* [OBJECTIVE]: The material below holds pictures; leave them out and reproduce exactly the lines from the one with "drawn with matplotlib." through the one with "plt.rcParams['mathtext.it'] = 'Liberation", inclusive.

* [RAW RECORDS]:

☆ ☆ ☆ ☆ ☆

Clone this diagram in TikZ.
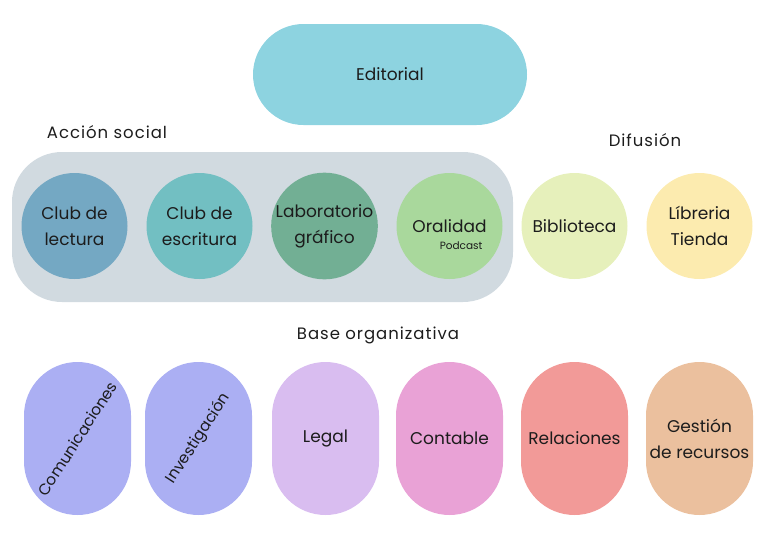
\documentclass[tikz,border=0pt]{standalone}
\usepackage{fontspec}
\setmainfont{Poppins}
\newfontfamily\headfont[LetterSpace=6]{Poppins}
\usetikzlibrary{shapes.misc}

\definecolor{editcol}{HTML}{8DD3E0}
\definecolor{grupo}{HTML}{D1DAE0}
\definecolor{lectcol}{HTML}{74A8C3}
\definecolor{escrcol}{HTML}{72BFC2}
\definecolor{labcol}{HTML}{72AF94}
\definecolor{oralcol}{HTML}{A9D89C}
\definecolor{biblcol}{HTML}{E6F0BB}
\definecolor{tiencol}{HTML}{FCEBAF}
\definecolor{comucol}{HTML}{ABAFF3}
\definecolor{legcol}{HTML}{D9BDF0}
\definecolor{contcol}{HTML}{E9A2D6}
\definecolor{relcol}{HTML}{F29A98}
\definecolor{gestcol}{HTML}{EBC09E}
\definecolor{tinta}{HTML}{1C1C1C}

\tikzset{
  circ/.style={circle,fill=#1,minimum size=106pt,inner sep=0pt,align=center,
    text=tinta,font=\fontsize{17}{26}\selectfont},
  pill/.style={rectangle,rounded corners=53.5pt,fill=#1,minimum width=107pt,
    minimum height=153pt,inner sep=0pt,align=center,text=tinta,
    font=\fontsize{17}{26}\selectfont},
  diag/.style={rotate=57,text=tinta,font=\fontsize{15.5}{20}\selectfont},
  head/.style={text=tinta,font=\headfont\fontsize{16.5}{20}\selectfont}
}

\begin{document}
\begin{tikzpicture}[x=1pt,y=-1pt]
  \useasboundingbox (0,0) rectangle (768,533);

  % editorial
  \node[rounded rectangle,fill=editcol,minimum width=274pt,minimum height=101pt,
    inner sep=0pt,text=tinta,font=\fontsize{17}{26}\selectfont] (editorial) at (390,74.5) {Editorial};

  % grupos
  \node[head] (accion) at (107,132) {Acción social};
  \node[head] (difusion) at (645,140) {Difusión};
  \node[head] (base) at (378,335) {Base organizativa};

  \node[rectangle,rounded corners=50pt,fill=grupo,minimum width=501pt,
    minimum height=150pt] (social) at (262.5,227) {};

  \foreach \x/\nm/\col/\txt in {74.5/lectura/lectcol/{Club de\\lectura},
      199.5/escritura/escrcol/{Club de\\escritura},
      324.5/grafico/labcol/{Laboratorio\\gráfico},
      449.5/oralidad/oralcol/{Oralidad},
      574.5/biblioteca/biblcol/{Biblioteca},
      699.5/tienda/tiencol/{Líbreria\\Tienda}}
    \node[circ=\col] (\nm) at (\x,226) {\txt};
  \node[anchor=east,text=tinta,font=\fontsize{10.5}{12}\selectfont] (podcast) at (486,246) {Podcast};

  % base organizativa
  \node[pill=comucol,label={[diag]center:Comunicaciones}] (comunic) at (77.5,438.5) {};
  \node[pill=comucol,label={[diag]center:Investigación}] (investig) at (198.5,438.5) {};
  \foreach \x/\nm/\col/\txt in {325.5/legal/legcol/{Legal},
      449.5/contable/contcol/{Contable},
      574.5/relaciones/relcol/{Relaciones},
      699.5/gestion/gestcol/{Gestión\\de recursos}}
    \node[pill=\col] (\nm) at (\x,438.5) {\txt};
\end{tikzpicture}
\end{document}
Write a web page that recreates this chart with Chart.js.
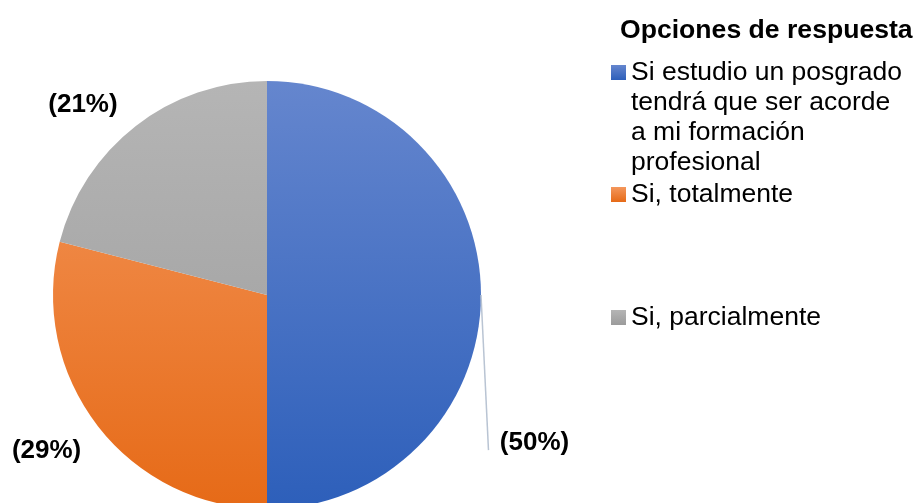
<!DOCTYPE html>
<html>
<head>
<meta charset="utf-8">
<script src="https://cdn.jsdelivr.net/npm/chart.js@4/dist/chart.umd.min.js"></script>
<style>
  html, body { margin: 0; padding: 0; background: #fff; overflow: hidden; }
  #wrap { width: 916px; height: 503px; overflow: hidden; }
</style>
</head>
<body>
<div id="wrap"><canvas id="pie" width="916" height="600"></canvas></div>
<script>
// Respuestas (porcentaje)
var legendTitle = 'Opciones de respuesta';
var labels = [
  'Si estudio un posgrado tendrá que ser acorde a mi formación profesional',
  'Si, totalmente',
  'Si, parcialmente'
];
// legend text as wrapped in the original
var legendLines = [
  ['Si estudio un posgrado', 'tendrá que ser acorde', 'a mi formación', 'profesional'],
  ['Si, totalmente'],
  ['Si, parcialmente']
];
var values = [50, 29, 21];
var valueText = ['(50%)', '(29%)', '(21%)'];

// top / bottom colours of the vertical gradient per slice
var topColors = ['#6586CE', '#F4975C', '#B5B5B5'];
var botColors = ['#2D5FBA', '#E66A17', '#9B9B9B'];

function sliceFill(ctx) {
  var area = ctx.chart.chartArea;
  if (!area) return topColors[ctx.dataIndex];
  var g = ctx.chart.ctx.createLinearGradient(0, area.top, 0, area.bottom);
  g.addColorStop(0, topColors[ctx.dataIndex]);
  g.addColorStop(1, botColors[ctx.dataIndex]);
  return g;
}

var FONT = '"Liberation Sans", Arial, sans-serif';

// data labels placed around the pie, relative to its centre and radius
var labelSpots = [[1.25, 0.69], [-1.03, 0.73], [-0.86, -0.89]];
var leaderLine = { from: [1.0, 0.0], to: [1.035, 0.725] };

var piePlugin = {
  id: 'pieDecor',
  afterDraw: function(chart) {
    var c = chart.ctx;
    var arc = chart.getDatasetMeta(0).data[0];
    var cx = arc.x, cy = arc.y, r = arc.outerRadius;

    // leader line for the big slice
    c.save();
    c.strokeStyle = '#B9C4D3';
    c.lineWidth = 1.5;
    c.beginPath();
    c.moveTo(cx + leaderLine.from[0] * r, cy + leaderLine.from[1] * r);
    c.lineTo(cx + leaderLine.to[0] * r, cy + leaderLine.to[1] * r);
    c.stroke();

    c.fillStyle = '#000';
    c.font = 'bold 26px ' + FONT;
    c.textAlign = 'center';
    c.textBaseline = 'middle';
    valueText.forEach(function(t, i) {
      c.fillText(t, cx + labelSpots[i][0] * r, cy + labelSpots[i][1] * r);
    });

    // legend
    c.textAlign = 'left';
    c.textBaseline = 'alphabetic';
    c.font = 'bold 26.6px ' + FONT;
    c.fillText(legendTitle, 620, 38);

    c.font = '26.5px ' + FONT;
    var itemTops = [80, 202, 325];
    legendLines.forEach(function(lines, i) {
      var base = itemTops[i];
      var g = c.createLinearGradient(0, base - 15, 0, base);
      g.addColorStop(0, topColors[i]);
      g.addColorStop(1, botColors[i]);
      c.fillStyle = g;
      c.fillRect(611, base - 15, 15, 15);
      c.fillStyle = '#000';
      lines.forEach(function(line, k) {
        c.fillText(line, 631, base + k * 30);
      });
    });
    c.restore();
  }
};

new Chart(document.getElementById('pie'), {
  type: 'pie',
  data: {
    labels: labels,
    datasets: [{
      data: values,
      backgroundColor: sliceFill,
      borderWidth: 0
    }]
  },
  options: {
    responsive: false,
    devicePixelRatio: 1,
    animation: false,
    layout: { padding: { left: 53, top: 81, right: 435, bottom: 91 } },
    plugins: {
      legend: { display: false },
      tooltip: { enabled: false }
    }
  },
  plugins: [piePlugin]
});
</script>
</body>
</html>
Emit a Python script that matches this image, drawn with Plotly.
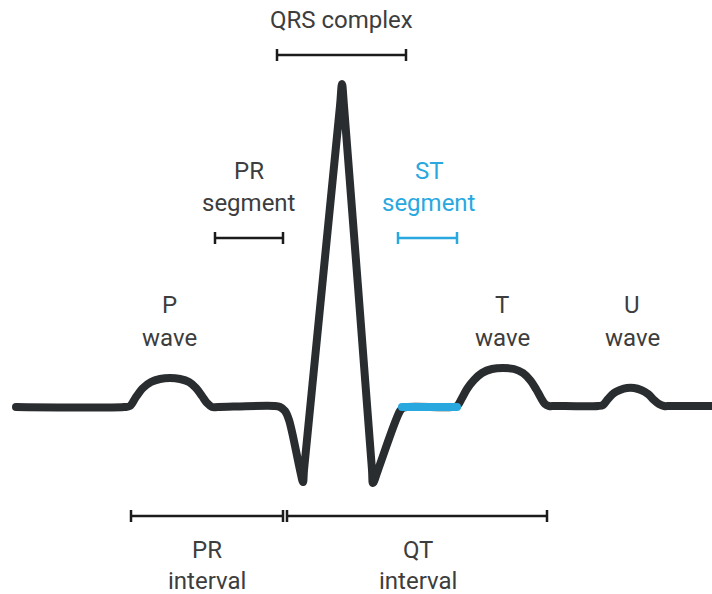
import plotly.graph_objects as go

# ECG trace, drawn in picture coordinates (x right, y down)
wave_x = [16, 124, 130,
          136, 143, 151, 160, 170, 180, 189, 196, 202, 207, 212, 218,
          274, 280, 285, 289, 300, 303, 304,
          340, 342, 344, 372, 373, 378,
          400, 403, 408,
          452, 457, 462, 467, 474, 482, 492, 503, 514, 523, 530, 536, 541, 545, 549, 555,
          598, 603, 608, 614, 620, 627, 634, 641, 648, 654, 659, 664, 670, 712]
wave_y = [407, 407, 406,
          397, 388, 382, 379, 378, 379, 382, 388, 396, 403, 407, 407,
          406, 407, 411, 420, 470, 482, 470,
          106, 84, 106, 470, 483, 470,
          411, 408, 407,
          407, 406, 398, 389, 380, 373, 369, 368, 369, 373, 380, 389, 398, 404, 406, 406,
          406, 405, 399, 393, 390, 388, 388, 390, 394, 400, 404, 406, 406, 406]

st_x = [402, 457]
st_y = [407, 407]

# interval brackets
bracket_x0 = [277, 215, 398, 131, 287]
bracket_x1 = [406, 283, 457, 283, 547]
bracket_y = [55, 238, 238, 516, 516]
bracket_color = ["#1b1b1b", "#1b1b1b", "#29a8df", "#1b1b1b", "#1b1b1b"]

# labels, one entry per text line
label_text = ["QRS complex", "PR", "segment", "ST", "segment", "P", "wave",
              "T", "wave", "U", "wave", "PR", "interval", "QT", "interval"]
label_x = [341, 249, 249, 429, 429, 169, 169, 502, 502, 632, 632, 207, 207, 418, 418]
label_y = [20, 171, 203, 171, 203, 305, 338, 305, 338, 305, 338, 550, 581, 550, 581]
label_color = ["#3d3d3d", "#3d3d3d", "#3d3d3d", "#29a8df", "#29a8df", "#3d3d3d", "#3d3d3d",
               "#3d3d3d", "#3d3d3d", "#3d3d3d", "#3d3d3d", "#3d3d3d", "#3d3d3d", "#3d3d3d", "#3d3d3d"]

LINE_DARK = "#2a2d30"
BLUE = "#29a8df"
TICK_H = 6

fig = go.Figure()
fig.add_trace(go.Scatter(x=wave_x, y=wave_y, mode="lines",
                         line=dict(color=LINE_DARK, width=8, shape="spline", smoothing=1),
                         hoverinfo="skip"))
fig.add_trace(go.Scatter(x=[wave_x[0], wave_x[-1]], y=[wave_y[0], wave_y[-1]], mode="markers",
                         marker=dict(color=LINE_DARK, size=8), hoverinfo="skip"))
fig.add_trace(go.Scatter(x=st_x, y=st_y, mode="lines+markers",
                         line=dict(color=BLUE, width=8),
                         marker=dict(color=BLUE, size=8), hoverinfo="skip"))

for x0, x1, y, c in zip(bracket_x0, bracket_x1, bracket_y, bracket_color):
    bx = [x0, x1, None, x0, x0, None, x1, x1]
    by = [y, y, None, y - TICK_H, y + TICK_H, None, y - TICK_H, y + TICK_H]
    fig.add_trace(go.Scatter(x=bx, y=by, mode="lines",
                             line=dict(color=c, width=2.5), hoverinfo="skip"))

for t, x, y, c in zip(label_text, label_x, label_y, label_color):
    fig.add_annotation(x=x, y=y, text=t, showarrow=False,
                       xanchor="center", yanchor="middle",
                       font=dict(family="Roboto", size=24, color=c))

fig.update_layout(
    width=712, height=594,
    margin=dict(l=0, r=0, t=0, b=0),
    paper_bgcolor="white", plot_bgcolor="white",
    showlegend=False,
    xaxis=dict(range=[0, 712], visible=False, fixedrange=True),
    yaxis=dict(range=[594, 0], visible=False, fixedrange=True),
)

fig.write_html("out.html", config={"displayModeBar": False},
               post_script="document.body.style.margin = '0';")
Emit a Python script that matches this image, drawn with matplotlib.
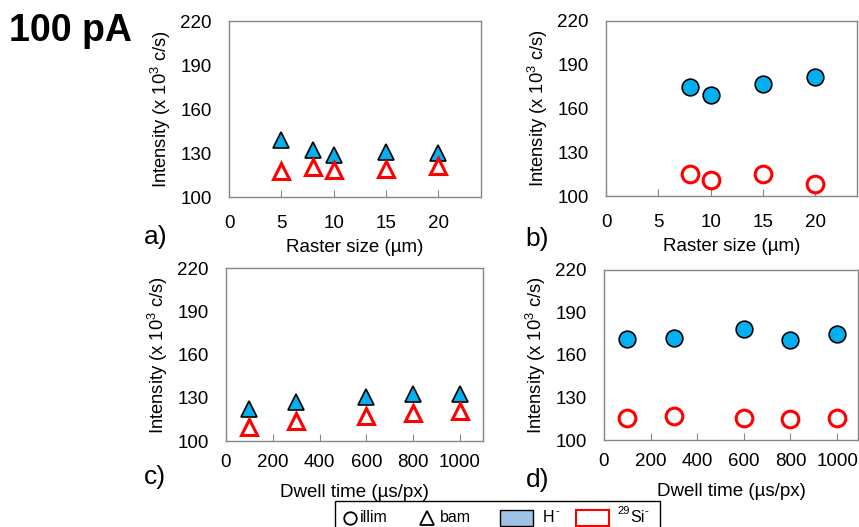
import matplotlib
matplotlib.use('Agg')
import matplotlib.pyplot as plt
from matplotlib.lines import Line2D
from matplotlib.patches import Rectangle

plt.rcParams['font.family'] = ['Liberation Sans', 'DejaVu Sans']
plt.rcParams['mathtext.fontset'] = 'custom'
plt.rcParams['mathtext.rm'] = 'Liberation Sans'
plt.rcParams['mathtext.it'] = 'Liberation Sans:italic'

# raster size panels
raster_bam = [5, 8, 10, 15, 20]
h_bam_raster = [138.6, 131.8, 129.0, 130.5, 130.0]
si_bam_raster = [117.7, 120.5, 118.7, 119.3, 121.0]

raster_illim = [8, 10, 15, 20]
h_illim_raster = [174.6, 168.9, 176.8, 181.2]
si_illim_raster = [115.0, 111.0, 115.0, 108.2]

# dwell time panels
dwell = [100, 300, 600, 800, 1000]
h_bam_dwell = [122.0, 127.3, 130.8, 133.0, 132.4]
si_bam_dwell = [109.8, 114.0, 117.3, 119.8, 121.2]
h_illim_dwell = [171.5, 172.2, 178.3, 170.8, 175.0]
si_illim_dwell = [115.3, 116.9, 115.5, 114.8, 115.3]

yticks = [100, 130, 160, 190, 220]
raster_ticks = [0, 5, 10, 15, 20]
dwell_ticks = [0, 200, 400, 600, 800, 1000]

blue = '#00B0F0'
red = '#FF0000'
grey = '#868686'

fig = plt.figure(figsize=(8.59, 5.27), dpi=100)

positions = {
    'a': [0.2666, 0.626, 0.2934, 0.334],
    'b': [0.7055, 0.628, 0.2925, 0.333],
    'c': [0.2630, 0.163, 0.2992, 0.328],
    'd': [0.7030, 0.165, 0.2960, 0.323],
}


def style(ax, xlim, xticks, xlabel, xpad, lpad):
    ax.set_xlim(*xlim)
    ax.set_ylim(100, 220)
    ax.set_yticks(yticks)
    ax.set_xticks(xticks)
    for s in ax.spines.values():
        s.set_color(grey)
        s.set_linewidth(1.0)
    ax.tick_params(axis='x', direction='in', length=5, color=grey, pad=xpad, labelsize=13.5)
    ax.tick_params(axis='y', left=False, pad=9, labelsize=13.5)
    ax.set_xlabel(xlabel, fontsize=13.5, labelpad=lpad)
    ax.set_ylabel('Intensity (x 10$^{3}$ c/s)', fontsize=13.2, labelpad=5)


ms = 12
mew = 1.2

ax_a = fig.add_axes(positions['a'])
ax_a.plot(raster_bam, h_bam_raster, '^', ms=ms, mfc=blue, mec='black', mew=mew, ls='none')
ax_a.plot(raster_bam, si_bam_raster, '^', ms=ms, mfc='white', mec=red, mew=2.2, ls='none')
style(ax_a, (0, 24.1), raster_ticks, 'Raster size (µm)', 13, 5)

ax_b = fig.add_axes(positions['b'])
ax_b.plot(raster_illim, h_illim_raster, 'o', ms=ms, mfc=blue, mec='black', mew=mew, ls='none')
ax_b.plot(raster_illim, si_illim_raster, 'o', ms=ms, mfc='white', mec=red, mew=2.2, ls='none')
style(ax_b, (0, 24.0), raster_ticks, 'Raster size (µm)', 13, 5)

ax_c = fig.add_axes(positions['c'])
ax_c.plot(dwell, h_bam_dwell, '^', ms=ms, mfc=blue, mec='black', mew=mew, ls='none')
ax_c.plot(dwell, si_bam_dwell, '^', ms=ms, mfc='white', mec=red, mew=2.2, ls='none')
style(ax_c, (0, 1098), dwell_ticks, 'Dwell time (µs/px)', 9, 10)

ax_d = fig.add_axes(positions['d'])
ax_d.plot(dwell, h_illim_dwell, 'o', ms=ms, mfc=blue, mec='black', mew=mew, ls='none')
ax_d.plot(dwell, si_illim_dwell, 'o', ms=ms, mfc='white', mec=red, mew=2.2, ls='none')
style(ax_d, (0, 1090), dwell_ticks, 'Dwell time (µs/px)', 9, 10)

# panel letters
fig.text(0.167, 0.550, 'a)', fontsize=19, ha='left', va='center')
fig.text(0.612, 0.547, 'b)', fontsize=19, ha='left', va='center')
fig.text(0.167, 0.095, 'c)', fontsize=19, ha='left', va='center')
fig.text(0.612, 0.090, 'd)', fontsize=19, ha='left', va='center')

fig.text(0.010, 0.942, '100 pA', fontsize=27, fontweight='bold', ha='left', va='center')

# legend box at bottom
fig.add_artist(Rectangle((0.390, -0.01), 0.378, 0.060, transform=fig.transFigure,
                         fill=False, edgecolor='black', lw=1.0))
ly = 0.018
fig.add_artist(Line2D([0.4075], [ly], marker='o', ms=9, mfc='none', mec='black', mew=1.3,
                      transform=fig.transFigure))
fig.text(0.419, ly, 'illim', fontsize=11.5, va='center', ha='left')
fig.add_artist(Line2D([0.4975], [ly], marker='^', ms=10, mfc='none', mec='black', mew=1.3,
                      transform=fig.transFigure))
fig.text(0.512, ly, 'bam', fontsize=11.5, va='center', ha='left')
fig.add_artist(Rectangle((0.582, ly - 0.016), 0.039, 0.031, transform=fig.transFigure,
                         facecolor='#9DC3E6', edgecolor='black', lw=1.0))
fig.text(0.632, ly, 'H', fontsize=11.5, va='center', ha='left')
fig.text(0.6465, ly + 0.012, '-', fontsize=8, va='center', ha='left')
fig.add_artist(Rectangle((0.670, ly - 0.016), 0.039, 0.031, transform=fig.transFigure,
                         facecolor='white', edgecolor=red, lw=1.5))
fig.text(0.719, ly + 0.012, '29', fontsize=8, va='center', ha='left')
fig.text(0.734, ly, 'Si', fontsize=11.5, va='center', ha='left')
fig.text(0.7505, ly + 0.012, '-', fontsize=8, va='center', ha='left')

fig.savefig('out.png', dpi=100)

☆ ☆ ☆ ☆ ☆

* [RESULT BELOW]:
Emit a Python script that matches this image, drawn with matplotlib.
import matplotlib
matplotlib.use('Agg')
import matplotlib.pyplot as plt
from matplotlib.lines import Line2D
from matplotlib.patches import Rectangle

plt.rcParams['font.family'] = ['Liberation Sans', 'DejaVu Sans']
plt.rcParams['mathtext.fontset'] = 'custom'
plt.rcParams['mathtext.rm'] = 'Liberation Sans'
plt.rcParams['mathtext.it'] = 'Liberation Sans:italic'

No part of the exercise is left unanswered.